**THE REQUEST**
Look through the data below and return each line where "this" appears.

**DATA TO PROCESS**

Start

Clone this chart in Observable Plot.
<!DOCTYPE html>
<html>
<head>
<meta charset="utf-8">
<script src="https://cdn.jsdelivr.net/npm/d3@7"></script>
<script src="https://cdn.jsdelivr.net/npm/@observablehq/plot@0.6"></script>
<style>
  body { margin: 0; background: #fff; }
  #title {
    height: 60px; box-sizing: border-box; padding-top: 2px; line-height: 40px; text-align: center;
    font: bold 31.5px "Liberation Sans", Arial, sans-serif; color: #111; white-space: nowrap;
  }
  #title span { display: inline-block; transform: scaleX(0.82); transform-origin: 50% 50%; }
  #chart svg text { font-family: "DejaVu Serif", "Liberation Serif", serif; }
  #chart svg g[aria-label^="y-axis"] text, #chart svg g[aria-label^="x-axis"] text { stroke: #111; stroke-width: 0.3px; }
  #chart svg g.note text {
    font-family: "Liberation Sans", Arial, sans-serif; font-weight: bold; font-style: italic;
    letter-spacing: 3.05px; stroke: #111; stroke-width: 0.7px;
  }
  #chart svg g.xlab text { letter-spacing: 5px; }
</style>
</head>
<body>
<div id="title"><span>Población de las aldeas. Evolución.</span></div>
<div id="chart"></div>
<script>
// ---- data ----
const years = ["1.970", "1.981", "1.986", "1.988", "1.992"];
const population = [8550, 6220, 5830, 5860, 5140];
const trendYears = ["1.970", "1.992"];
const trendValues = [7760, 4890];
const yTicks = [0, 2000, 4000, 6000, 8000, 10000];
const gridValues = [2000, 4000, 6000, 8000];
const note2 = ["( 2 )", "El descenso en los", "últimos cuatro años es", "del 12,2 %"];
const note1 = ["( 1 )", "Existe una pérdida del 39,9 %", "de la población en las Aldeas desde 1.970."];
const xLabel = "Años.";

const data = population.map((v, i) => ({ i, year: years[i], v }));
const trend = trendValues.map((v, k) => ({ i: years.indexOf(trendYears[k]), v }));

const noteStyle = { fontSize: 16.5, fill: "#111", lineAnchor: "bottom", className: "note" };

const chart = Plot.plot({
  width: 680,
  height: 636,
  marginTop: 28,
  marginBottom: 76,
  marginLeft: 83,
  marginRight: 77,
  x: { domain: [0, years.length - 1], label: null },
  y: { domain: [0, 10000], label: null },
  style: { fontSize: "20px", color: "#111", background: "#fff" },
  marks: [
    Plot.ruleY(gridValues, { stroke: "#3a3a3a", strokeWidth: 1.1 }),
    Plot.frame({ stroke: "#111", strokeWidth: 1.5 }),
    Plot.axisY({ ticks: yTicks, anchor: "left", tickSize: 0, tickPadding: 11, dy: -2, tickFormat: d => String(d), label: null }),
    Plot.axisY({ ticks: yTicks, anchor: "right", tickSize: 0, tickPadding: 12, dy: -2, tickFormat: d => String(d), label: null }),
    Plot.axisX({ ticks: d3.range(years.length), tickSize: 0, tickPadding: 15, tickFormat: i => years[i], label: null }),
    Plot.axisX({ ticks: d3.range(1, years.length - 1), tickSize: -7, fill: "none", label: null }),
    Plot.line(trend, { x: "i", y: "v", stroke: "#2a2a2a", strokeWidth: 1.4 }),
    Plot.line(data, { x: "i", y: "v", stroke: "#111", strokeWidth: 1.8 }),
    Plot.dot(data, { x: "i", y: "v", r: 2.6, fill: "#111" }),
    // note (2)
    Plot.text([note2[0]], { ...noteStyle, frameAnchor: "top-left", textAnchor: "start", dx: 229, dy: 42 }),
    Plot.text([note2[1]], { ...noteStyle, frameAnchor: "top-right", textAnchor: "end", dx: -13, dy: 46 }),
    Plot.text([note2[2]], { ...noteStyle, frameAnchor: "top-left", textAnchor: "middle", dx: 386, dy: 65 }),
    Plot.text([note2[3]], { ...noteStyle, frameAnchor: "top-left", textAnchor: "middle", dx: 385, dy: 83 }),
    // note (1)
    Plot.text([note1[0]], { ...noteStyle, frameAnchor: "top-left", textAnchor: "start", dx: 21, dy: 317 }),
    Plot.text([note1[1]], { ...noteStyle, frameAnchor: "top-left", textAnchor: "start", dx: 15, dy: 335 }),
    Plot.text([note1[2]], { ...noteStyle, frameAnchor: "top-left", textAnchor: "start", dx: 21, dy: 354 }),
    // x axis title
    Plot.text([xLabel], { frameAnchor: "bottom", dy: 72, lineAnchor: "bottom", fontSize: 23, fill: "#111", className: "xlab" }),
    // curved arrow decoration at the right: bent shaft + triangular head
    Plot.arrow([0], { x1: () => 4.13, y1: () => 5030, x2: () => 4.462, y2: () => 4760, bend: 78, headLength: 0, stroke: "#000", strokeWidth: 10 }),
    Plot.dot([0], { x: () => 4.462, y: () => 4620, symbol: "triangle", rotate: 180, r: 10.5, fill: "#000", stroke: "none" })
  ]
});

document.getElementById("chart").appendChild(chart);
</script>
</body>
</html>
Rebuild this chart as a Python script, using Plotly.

End
Start

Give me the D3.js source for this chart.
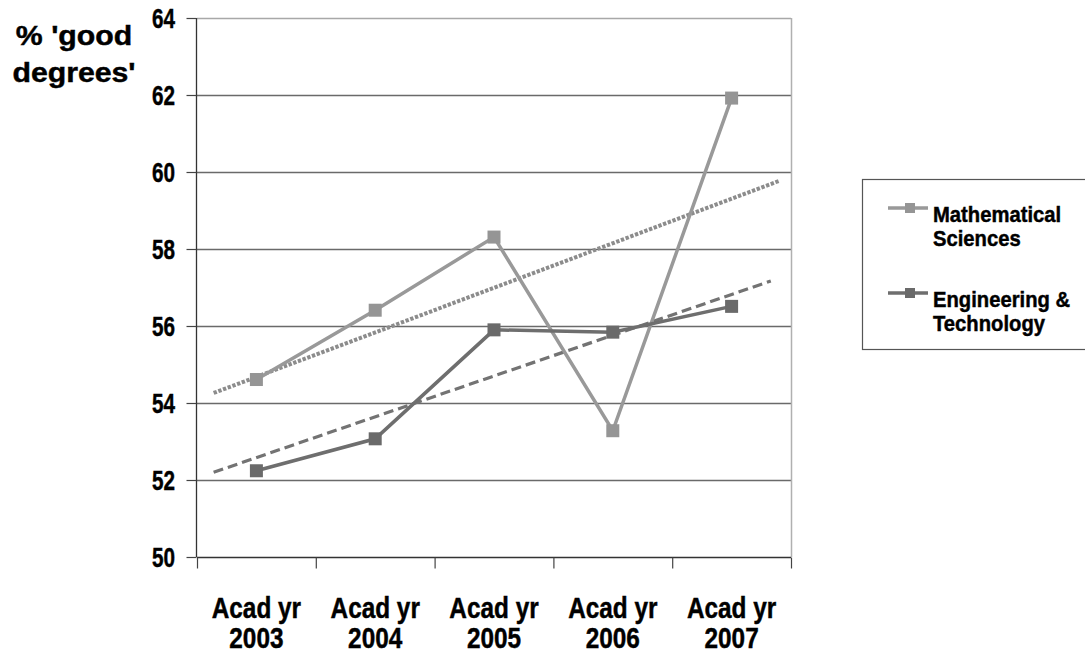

End

**RESPONSE**
Clone this chart in Observable Plot.
Rebuild this chart as a Python script, using Plotly.
Give me the D3.js source for this chart.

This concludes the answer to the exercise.